Croat-Serb Coalition
Hrvatsko-srpska koalicija |
|
---|---|
Leader |
Frano Supilo Svetozar Pribičević |
Founded | 1905 |
Dissolved | 1918 |
Headquarters | Zagreb |
Political position | centre right |
The Croat-Serb Coalition (Serbo-Croatian: Hrvatsko-srpska koalicija/Хрватско-српска коалиција) was a major political alliance in Austria-Hungary during the beginning of the 20th century that governed the Croatian lands (crownlands of Croatia-Slavonia and Dalmatia). It represented the political idea of a cooperation of Croats and Serbs in Austria-Hungary for mutual benefit. Its main leaders were, at first Frano Supilo and then Svetozar Pribićević alone.

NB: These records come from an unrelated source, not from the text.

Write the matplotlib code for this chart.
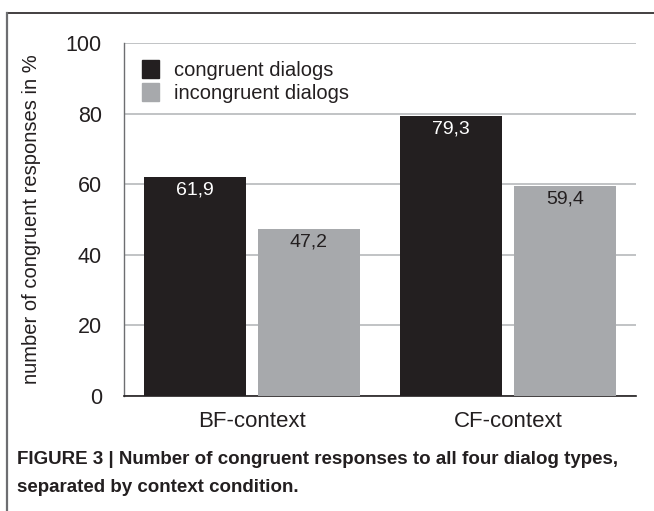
import matplotlib
matplotlib.use("Agg")
import matplotlib.pyplot as plt
from matplotlib.lines import Line2D
from matplotlib.patches import Rectangle
import numpy as np

plt.rcParams['font.family'] = ['Liberation Sans', 'DejaVu Sans']

categories = ["BF-context", "CF-context"]
congruent = [61.9, 79.3]
incongruent = [47.2, 59.4]
series_names = ["congruent dialogs", "incongruent dialogs"]
yticks = [0, 20, 40, 60, 80, 100]
caption1 = "FIGURE 3 | Number of congruent responses to all four dialog types,"
caption2 = "separated by context condition."

dark = "#231f20"
grey = "#a7a9ac"
grid_c = "#bcbec0"

fig = plt.figure(figsize=(6.54, 5.11), dpi=100)
ax = fig.add_axes([124/654, 1-396/511, (636-124)/654, (396-43)/511])

x = np.arange(len(categories))
w = 0.4
off = 0.2215
b1 = ax.bar(x - off, congruent, w, color=dark, zorder=3)
b2 = ax.bar(x + off, incongruent, w, color=grey, zorder=3)

for rect, v in zip(b1, congruent):
    ax.text(rect.get_x() + rect.get_width()/2, v - 1.2, f"{v:.1f}".replace(".", ","),
            ha="center", va="top", color="white", fontsize=14, zorder=4)
for rect, v in zip(b2, incongruent):
    ax.text(rect.get_x() + rect.get_width()/2, v - 1.2, f"{v:.1f}".replace(".", ","),
            ha="center", va="top", color="#231f20", fontsize=14, zorder=4)

ax.set_xlim(-0.5, 1.5)
ax.set_ylim(0, 100)
ax.set_yticks(yticks)
ax.set_yticklabels([str(t) for t in yticks], fontsize=15.5)
ax.set_xticks(x)
ax.set_xticklabels(categories, fontsize=16)
ax.tick_params(axis="y", length=0, pad=16, colors="#231f20")
ax.tick_params(axis="x", length=0, pad=11, colors="#231f20")
ax.yaxis.grid(True, color=grid_c, linewidth=1.3, zorder=0)
ax.set_axisbelow(True)
for s in ["top", "right"]:
    ax.spines[s].set_visible(False)
ax.spines["left"].set_color("#6d6e71")
ax.spines["left"].set_linewidth(1.0)
ax.spines["bottom"].set_color("#231f20")
ax.spines["bottom"].set_linewidth(1.2)

ax.set_ylabel("number of congruent responses in %", fontsize=14.5, color="#231f20", labelpad=18)

# legend
handles = [Rectangle((0, 0), 1, 1, color=dark), Rectangle((0, 0), 1, 1, color=grey)]
leg = ax.legend(handles, series_names, loc="upper left", bbox_to_anchor=(0.012, 0.985),
                frameon=False, fontsize=14.5, handlelength=0.85, handleheight=1.0,
                handletextpad=0.75, labelspacing=0.12, borderaxespad=0.2)
for t in leg.get_texts():
    t.set_color("#231f20")

# frame
fig.add_artist(Line2D([7/654, 1.0], [1-13/511, 1-13/511], transform=fig.transFigure,
                      color="#231f20", linewidth=1.2))
fig.add_artist(Line2D([7/654, 7/654], [0, 1-13/511], transform=fig.transFigure,
                      color="#6d6e71", linewidth=1.6))

fig.text(17/654, 1-460/511, caption1, fontsize=13.5, fontweight="bold", va="center",
         ha="left", color="#231f20")
fig.text(17/654, 1-487/511, caption2, fontsize=13.5, fontweight="bold", va="center",
         ha="left", color="#231f20")

fig.savefig("out.png", dpi=100)
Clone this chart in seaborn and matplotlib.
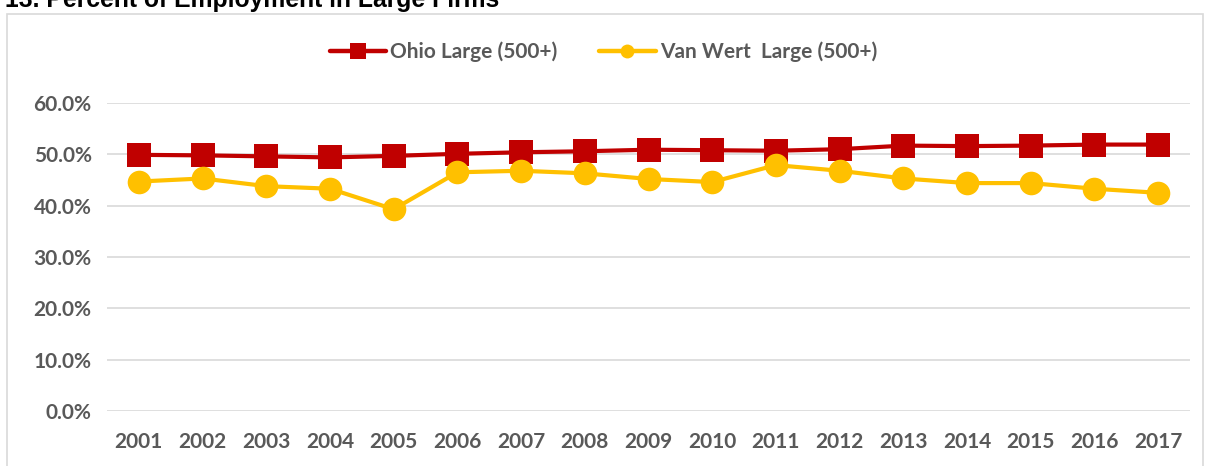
import numpy as np
import pandas as pd
import matplotlib
matplotlib.use("Agg")
import matplotlib.pyplot as plt
import matplotlib.patches as mpatches
import seaborn as sns

years = [str(y) for y in range(2001, 2018)]
ohio_large = [49.9, 49.8, 49.6, 49.4, 49.7, 50.1, 50.4, 50.6, 50.9,
              50.8, 50.7, 51.0, 51.7, 51.6, 51.7, 51.9, 51.9]
vanwert_large = [44.7, 45.3, 43.8, 43.3, 39.3, 46.5, 46.8, 46.3, 45.2,
                 44.6, 47.9, 46.8, 45.3, 44.4, 44.4, 43.3, 42.5]
series_names = ["Ohio Large (500+)", "Van Wert  Large (500+)"]
colors = ["#C00000", "#FFC000"]
title = "13. Percent of Employment in Large Firms"

df = pd.DataFrame({
    "year": years * 2,
    "pct": ohio_large + vanwert_large,
    "series": [series_names[0]] * len(years) + [series_names[1]] * len(years),
})

sns.set_style("white")
plt.rcParams["font.family"] = ["Lato", "DejaVu Sans"]
text_color = "#595959"

fig = plt.figure(figsize=(12.07, 4.66), dpi=100)
ax = fig.add_axes([107 / 1207, 55 / 466, 1083 / 1207, 308 / 466])

# chart border box (top part visible, runs off the bottom)
fig.patches.append(mpatches.Rectangle((7 / 1207, -0.05), 1196 / 1207, (466 - 14) / 466 + 0.05,
                                      transform=fig.transFigure, fill=False,
                                      edgecolor="#D9D9D9", lw=1.2))
# title sits half above the image edge, as in the source
fig.text(0.004, 1.0, title, ha="left", va="center", fontsize=17.8, fontweight="bold",
         color="black", family=["Liberation Sans", "DejaVu Sans"])

sns.lineplot(data=df, x="year", y="pct", hue="series", style="series",
             palette=dict(zip(series_names, colors)),
             markers={series_names[0]: "s", series_names[1]: "o"},
             dashes=False, lw=3, markersize=17, markeredgewidth=0,
             sort=False, ax=ax, legend=False)

ax.set_xlim(-0.5, len(years) - 0.5)
ax.set_ylim(0, 60)
ax.set_yticks(np.arange(0, 61, 10))
ax.set_yticklabels([f"{v:.1f}%" for v in np.arange(0, 61, 10)])
ax.yaxis.grid(True, color="#D9D9D9", lw=1.2)
ax.set_axisbelow(True)
for s in ax.spines.values():
    s.set_visible(False)
ax.set_xlabel("")
ax.set_ylabel("")
ax.tick_params(axis="both", length=0, labelsize=15, colors=text_color)
ax.tick_params(axis="x", pad=15)
ax.tick_params(axis="y", pad=11)
for lab in ax.get_xticklabels() + ax.get_yticklabels():
    lab.set_fontweight("bold")

handles = [
    plt.Line2D([], [], color=colors[0], lw=3.2, marker="s", markersize=12, markeredgewidth=0),
    plt.Line2D([], [], color=colors[1], lw=3.2, marker="o", markersize=10, markeredgewidth=0),
]
leg = fig.legend(handles, series_names, loc="center", bbox_to_anchor=(0.5, 1 - 52 / 466),
                 ncol=2, frameon=False, handlelength=2.7, handletextpad=0.2,
                 columnspacing=2.0, prop={"size": 15, "weight": "bold"})
for t in leg.get_texts():
    t.set_color(text_color)

fig.savefig("out.png", dpi=100)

The Coalition governed the Croatian lands from 1903 until the dissolution of the Dual Monarchy in 1918 and the Yugoslav unification, when it was by large integrated into the Yugoslav Democratic Party.
The previous incarnation of Croat-Serb cooperation in the historical Croatian lands under Austro-Hungarian rule had happened sixty years earlier in the Illyrian movement, but that idea came to an abrupt end with the revolution of 1848.
The underlying reason for the formation of the Coalition in the early 1900s was the mass realization that the Hungarian and Austrian governments as well as the Italian irredentists all profit from the divisions between the Croats and the Serbs. This became particularly apparent following the popular demonstrations against the Croatian ban Khuen Hedervary in 1903, where the masses of Croat peasants were joined by Serb peasants, and achieved a greater effect.